Conscience was the last tie of New England to its past. Was it the perfect irresponsibility of the Virgin, human no doubt, feminine perhaps, certainly not Puritan, that gave to our tired sceptic the illusion of having reached a comfortable goal after his long voyage of education? There is a fateful analogy between the irresponsibility of unreasoning Force and unreasoning love; and the gods of Nietzsche and of Tolstoy are but the two faces of one god. To change the metaphor, if it may be done without disrespect, the image in the cathedral of Chartres looks perilously like the ancient idol of Dinos decked out in petticoats.

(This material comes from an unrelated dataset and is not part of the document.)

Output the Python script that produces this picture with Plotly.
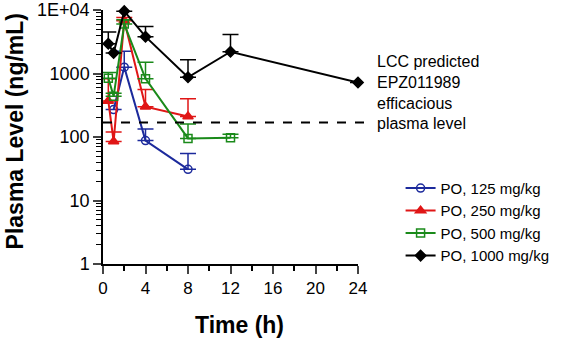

If we regard Adams's scholarship, his imagination, his verbal dexterity, his candour, his cynical vivacity, his range of reflection, we must give him a high place in the American literature of the past generation, a higher place probably than his present limited popularity would indicate. But one winces a little at acknowledging that the latest spokesman of the Adamses and of New England ends his career in sentimental nihilism. From Harvard College, which to Adams had been only one stage in the way of disillusion, the boy John Fiske had written: "When we come to a true philosophy, and make that our stand-point, all things become clear. We know what things to learn, and what, in the infinite mass of things, to leave unlearned; and the Universe becomes clear and harmonious." The tragedy of Adams's education is that of a man who could not rest easy in negation, yet could find no positive faith to take its place. From one point of view he may appear to be the most honest and typical mind of New England in its last condition; yet withal some manlier voice, some word of deeper insight that yet faces the facts of life, we must still expect to hear from the people of Mather and Edwards and Channing and Emerson.